*To be done*. Omit the pictures and print exactly the lines of the listing below, starting at the first and ending at the line containing "from matplotlib.ticker import".

*Information supplied*.
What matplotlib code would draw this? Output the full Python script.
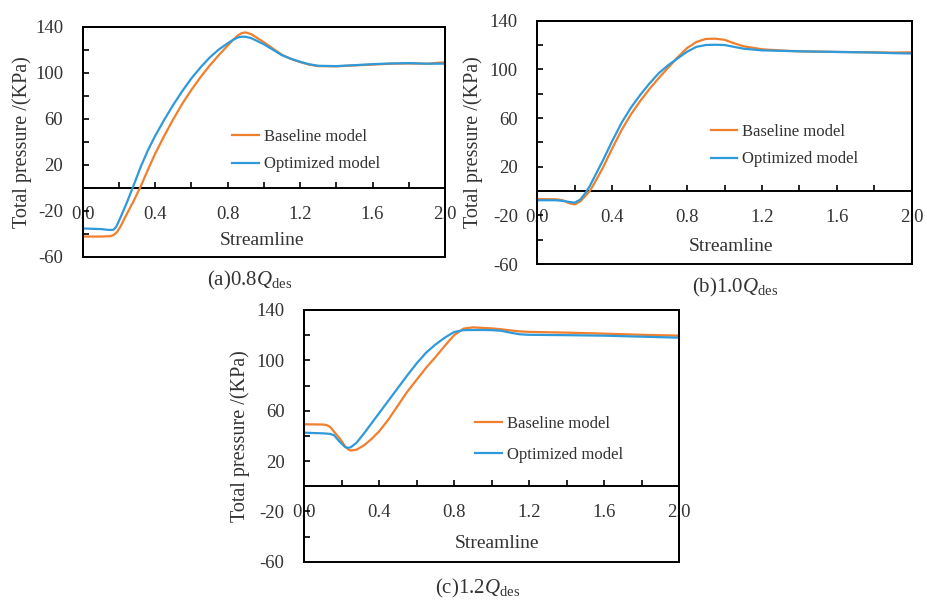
import matplotlib
matplotlib.use("Agg")
import matplotlib.pyplot as plt
from matplotlib.patches import Rectangle
from matplotlib.ticker import MultipleLocator, FixedLocator, FormatStrFormatter

plt.rcParams['font.family'] = ['Liberation Serif', 'DejaVu Serif']
plt.rcParams['mathtext.fontset'] = 'custom'
plt.rcParams['mathtext.rm'] = 'Liberation Serif'
plt.rcParams['mathtext.it'] = 'Liberation Serif:italic'
plt.rcParams['axes.unicode_minus'] = False

# ---------------- data ----------------
series_labels = ["Baseline model", "Optimized model"]
y_major = [-60, -20, 20, 60, 100, 140]
y_minor = [-40, 0, 40, 80, 120]
captions = [r"(a)0.8$Q_{\mathrm{des}}$", r"(b)1.0$Q_{\mathrm{des}}$", r"(c)1.2$Q_{\mathrm{des}}$"]

# (a) 0.8 Qdes
xa_base = [0.0, 0.1, 0.15, 0.17, 0.19, 0.21, 0.24, 0.28, 0.32, 0.36, 0.4, 0.45, 0.5, 0.55, 0.6, 0.65,
           0.7, 0.75, 0.8, 0.83, 0.86, 0.88, 0.9, 0.93, 0.96, 1.0, 1.05, 1.1, 1.15, 1.2, 1.25, 1.3,
           1.4, 1.5, 1.6, 1.7, 1.8, 1.9, 2.0]
base_a = [-42.5, -42.5, -42.2, -41.3, -38.5, -33.5, -24, -12, 1, 15.5, 29.5, 45, 59.5, 73, 85, 96,
          106, 115, 123.5, 128.5, 132.8, 134.5, 135, 133.5, 130.5, 126.5, 121, 115.5, 112, 109.2, 107, 105.7,
          105.5, 106.3, 107, 107.8, 108, 107.8, 109]
xa_opt = [0.0, 0.1, 0.15, 0.17, 0.185, 0.2, 0.24, 0.28, 0.32, 0.36, 0.4, 0.45, 0.5, 0.55, 0.6, 0.65,
          0.7, 0.75, 0.8, 0.83, 0.86, 0.88, 0.9, 0.93, 0.96, 1.0, 1.05, 1.1, 1.15, 1.2, 1.25, 1.3,
          1.4, 1.5, 1.6, 1.7, 1.8, 1.9, 2.0]
opt_a = [-35.5, -36, -36.8, -36.6, -34, -29, -14.5, 1.5, 18, 32.5, 45, 59, 72, 84, 95, 104.5,
         113, 120, 125.5, 128.5, 130.8, 131.3, 131.2, 130, 127.8, 124.7, 120, 115.2, 112, 109.5, 107.3, 106,
         105.7, 106.5, 107.4, 108, 108.3, 107.8, 107.8]

# (b) 1.0 Qdes
xb = [0.0, 0.1, 0.14, 0.17, 0.2, 0.23, 0.26, 0.28, 0.3, 0.35, 0.4, 0.45, 0.5, 0.55, 0.6, 0.65, 0.7,
      0.73, 0.75, 0.8, 0.85, 0.9, 0.95, 1.0, 1.05, 1.1, 1.2, 1.3, 1.4, 1.6, 1.8, 1.9, 2.0]
base_b = [-6.6, -6.8, -7.8, -10, -11, -8.5, -3.5, 0, 5, 19, 35, 50, 63, 74, 84, 93, 101.5,
          106.5, 110, 117.5, 122.5, 125, 125.2, 124.3, 121.5, 119, 116.5, 115.5, 114.8, 114.3, 114, 113.8, 114]
opt_b = [-7.6, -7.6, -8.2, -9, -9.6, -7, -1, 4, 10, 25, 41, 56, 68.5, 79, 88.5, 97, 103.5,
         106.8, 109, 114.5, 118.5, 120, 120.2, 120, 118.5, 117, 115.6, 115.2, 114.8, 114.3, 113.8, 113.3, 113]

# (c) 1.2 Qdes
xc = [0.0, 0.1, 0.12, 0.14, 0.16, 0.19, 0.22, 0.235, 0.25, 0.28, 0.32, 0.36, 0.4, 0.45, 0.5, 0.55, 0.6,
      0.65, 0.7, 0.75, 0.8, 0.85, 0.9, 0.95, 1.0, 1.05, 1.1, 1.15, 1.2, 1.4, 1.6, 1.8, 2.0]
base_c = [49.2, 49, 48.6, 47, 43.3, 38, 31.5, 29.3, 28.3, 29, 32.5, 37.5, 43.5, 53, 64, 75, 84.5,
          94, 102.5, 111.5, 120, 125.2, 126.2, 125.8, 125.4, 124.7, 123.8, 123, 122.6, 122, 121.2, 120.3, 119.6]
opt_c = [42.5, 42, 41.8, 41.5, 40.5, 35.3, 31, 30.5, 31, 34.5, 42, 50, 58, 68, 78, 88, 97.5,
         106, 112.5, 118, 122.5, 124, 124.1, 124.1, 124, 123.5, 122, 120.7, 120.3, 120, 119.6, 118.8, 118]

panels = [
    dict(xb=xa_base, base=base_a, xo=xa_opt, opt=opt_a),
    dict(xb=xb, base=base_b, xo=xb, opt=opt_b),
    dict(xb=xc, base=base_c, xo=xc, opt=opt_c),
]

# ---------------- layout ----------------
W, H = 928, 601
orange = "#F07F2E"
blue = "#2F9AD9"
txt = "#333333"

axes_px = [(82.67, 26.67, 445.0, 256.67), (537.3, 20.67, 911.7, 264.0), (304.0, 310.0, 679.3, 561.7)]
legend_anchor = [(0.412, 0.554, 0.67), (0.463, 0.574, 0.67), (0.456, 0.580, 0.90)]
xlabel_pos = [0.495, 0.517, 0.513]
ylabel_pos = [-0.167, -0.172, -0.171]
caption_px = [(250, 280), (735, 287), (478, 588)]

fig = plt.figure(figsize=(W / 100, H / 100), dpi=100)

for i, p in enumerate(panels):
    l, t, r, b = axes_px[i]
    ax = fig.add_axes([l / W, 1 - b / H, (r - l) / W, (b - t) / H])
    h1, = ax.plot(p["xb"], p["base"], color=orange, lw=1.6, label=series_labels[0], zorder=4,
                  solid_joinstyle='round')
    h2, = ax.plot(p["xo"], p["opt"], color=blue, lw=1.6, label=series_labels[1], zorder=4,
                  solid_joinstyle='round')
    ax.set_xlim(0, 2.0)
    ax.set_ylim(-60, 140)

    for s in ax.spines.values():
        s.set_linewidth(1.4)
        s.set_color("black")
    ax.spines['bottom'].set_position(('data', 0))
    ax.add_patch(Rectangle((0, 0), 1, 1, transform=ax.transAxes, fill=False,
                           lw=1.4, ec="black", clip_on=False, zorder=5))

    ax.xaxis.set_major_locator(MultipleLocator(0.4))
    ax.xaxis.set_minor_locator(MultipleLocator(0.2))
    ax.xaxis.set_major_formatter(FormatStrFormatter('%.1f'))
    ax.yaxis.set_major_locator(FixedLocator(y_major))
    ax.yaxis.set_minor_locator(FixedLocator(y_minor))
    ax.tick_params(axis='x', which='both', direction='in', length=4, width=1.2,
                   top=False, bottom=True, pad=13, labelsize=13.5, labelcolor=txt)
    ax.tick_params(axis='y', which='both', direction='in', length=4, width=1.2,
                   right=False, left=True, pad=14, labelsize=13.5, labelcolor=txt)

    ax.set_xlabel("Streamline", fontsize=14, color=txt, va='center')
    ax.xaxis.set_label_coords(xlabel_pos[i], 0.072)
    ax.set_ylabel("Total pressure /(KPa)", fontsize=14.5, color=txt, va='center')
    ax.yaxis.set_label_coords(ylabel_pos[i], 0.5)

    fx, fy, sp = legend_anchor[i]
    ax.legend(handles=[h1, h2], loc='upper left', bbox_to_anchor=(fx, fy), frameon=False,
              fontsize=12, handlelength=1.6, handletextpad=0.3, labelspacing=sp,
              borderpad=0, borderaxespad=0, labelcolor=txt)

    cx, cy = caption_px[i]
    fig.text(cx / W, 1 - cy / H, captions[i], ha='center', va='center', fontsize=15, color=txt)

fig.savefig("out.png", dpi=100)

*Answer*.
What matplotlib code would draw this? Output the full Python script.
import matplotlib
matplotlib.use("Agg")
import matplotlib.pyplot as plt
from matplotlib.patches import Rectangle
from matplotlib.ticker import MultipleLocator, FixedLocator, FormatStrFormatter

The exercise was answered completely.